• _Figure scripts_

━━━━━━━━━━━━━━━━━━━━━━━━━━━━━━

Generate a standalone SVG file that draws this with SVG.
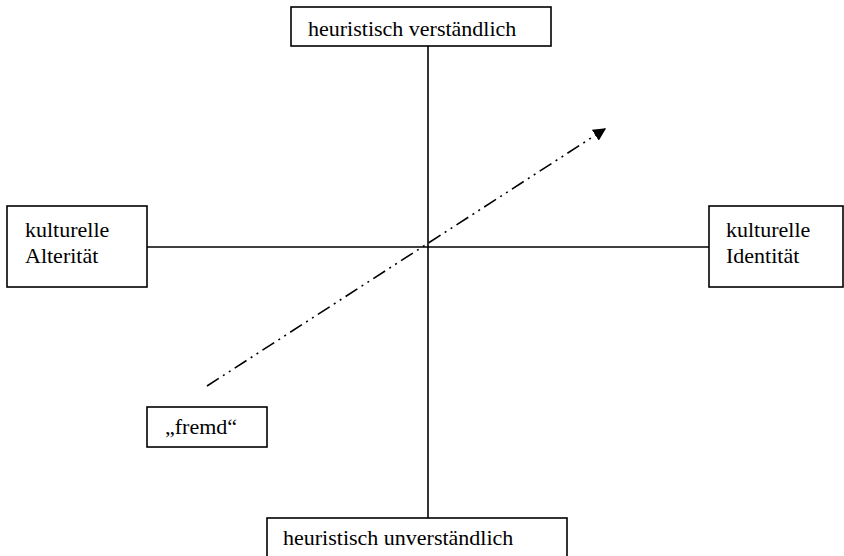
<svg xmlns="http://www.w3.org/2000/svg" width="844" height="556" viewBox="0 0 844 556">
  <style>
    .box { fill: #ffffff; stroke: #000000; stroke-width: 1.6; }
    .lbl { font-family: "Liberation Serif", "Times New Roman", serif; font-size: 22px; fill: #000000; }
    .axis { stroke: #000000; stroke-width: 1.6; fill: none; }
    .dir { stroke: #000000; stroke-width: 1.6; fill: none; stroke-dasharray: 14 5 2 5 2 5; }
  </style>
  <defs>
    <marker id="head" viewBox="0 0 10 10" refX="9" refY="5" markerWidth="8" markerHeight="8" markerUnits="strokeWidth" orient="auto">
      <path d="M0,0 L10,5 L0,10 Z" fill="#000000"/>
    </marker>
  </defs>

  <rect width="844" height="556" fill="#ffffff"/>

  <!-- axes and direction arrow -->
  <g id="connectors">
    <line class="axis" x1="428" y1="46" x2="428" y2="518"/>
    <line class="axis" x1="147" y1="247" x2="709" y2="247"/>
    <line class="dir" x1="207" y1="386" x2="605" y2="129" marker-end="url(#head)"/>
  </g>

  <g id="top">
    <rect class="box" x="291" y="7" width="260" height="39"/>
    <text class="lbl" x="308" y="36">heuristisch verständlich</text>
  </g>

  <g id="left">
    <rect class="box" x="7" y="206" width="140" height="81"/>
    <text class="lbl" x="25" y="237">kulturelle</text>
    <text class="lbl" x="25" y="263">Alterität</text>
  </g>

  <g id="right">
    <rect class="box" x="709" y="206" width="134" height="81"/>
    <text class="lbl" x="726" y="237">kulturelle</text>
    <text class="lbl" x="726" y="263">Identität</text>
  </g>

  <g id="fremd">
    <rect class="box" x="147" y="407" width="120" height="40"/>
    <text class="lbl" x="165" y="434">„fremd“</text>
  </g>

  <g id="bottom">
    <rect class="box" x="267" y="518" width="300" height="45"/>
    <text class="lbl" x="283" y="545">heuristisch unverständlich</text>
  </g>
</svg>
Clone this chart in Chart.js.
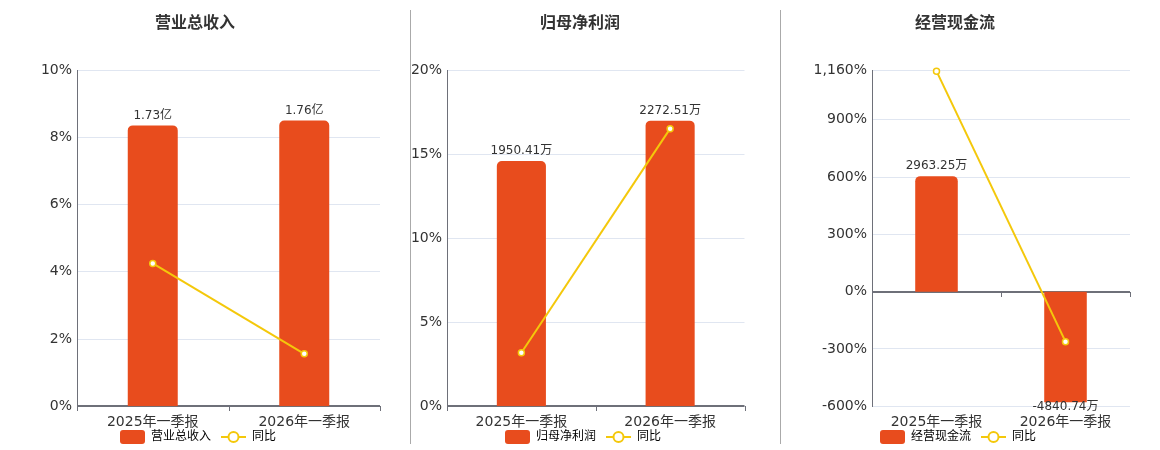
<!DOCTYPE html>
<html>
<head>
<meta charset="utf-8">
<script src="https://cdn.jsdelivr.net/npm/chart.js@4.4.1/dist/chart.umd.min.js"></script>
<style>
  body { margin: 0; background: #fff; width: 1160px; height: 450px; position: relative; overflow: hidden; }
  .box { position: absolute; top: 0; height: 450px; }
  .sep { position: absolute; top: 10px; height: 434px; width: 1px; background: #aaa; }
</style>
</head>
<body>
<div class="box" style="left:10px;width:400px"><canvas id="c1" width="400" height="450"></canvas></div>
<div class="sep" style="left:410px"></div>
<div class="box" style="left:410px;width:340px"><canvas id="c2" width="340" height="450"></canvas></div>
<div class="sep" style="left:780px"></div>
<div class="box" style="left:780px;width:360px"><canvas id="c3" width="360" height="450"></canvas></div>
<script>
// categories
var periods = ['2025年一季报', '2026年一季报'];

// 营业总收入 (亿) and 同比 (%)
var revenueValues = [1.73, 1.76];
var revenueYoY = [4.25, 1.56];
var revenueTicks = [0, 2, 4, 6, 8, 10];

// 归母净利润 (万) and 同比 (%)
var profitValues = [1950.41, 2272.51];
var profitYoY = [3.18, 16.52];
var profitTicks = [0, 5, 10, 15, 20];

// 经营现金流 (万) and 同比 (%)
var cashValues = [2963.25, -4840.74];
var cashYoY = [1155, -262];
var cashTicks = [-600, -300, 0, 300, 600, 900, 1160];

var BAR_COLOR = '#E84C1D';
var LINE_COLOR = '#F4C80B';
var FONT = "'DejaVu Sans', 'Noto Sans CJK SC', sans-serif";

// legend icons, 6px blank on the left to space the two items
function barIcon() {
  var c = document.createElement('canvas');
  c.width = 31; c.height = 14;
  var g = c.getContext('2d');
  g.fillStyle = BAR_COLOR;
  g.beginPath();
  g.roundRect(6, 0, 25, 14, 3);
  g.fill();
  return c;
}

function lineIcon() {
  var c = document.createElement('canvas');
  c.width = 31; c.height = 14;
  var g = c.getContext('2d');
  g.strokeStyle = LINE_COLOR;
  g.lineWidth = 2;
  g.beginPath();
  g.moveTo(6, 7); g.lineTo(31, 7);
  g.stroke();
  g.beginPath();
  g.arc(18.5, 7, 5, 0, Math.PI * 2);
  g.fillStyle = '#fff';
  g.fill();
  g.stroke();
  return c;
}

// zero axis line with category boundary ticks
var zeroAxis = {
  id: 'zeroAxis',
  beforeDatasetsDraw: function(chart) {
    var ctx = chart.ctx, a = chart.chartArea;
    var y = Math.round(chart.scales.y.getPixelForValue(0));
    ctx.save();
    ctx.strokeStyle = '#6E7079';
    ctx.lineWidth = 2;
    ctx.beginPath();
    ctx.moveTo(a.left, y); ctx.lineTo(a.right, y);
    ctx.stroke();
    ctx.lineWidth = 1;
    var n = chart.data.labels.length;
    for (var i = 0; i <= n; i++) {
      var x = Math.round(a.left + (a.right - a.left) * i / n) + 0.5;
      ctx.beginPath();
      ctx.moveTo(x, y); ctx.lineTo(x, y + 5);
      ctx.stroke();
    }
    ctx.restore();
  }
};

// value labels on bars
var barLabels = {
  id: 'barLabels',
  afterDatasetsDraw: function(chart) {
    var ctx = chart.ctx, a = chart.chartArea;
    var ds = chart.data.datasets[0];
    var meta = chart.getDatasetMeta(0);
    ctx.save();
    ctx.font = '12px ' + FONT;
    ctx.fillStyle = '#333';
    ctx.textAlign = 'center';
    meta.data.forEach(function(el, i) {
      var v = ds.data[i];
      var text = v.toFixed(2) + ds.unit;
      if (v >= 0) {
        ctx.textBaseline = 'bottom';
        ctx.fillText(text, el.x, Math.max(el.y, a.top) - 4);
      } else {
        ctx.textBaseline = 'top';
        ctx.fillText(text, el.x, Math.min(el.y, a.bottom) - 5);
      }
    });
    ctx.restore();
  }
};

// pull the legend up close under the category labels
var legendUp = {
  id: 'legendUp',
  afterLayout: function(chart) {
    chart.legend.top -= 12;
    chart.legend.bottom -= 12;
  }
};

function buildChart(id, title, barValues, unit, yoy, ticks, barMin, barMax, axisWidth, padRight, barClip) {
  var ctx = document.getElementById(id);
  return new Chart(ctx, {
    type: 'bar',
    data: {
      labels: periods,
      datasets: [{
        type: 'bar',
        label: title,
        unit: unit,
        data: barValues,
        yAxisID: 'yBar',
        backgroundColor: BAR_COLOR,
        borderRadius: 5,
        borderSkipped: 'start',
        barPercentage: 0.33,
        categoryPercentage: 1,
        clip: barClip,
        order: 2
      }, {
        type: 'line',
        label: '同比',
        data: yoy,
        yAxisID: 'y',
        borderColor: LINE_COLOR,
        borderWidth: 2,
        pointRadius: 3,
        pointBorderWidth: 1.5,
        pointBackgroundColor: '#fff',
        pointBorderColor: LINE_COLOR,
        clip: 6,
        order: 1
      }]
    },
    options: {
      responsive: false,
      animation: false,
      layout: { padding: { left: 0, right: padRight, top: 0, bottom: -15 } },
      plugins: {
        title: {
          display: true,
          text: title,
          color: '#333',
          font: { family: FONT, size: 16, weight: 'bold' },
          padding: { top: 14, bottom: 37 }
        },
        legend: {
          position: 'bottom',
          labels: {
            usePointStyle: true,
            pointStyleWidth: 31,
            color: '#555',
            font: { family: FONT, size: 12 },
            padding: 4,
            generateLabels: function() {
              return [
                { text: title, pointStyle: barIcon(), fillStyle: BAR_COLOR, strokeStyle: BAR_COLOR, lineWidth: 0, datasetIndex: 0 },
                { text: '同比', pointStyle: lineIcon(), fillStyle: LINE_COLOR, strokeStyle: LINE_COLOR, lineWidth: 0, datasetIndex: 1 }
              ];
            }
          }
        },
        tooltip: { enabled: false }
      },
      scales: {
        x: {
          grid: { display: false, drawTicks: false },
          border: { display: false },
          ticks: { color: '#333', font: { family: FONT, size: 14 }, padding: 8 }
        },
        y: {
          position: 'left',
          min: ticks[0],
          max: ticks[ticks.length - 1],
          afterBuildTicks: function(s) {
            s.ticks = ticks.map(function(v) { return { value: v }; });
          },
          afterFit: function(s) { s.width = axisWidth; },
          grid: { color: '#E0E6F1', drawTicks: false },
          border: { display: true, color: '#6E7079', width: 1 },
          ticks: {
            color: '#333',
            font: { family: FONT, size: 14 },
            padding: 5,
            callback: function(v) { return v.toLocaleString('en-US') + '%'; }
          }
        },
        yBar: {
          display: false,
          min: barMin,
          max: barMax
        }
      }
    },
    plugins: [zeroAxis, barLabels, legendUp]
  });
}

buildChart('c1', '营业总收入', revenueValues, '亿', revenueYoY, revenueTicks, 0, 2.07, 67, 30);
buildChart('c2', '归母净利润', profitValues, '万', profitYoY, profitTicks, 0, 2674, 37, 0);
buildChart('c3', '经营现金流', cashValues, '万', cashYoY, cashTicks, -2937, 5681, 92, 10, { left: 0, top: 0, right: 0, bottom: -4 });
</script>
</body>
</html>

━━━━━━━━━━━━━━━━━━━━━━━━━━━━━━

• _What is required_
Copy each line of the records above that carries the word "with".

• _Task output_
Generate a standalone SVG file that draws this with SVG.
// zero axis line with category boundary ticks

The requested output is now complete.